As an elite college distance runner, he won the individual national title at the NCAA Cross Country Championships in November 2021, his second consecutive win. He finished the Men's 10K in 28:33.1. The Brigham Young University men’s team finished in seventh place overall. In June 2021, he placed second in the 10,000m at the NCAA Division I Championships.

Mantz placed fourth in the men’s 10,000-meter race at the 2019 NCAA Outdoor Championships in Austin, Texas. He placed third in the 10K at the 2019 DI Men’s NCAA Cross Country championship and led his BYU team to take their first-ever men’s cross country national championship. He is one of many athletes mentored by Ed Eyestone and his team. The 2019 DI Men’s win made Eyestone the first person to win and coach a national cross country championship in the history of the collegiate sport.
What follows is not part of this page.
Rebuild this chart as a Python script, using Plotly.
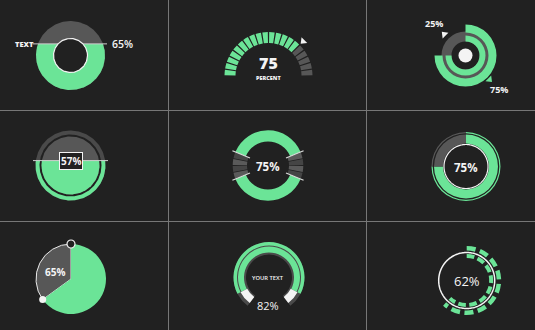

On September 30, 2021, the United States Track and Field and Cross Country Coaches Association (USTFCCCA) named Mantz National Athlete of the Week after he won the individual title for BYU at the Bill Dellinger Invitational.

Mantz was born in Logan, Utah, and is from Smithfield. Before running for BYU, he was a three-time Footlocker All-American and a member of the 2015 USA Junior World Cross Country Championships team.

He served as a full-time missionary in Ghana for The Church of Jesus Christ of Latter-day Saints. As a missionary, he did not run and gained about 30 pounds. In training after completing his mission, he became faster and stronger.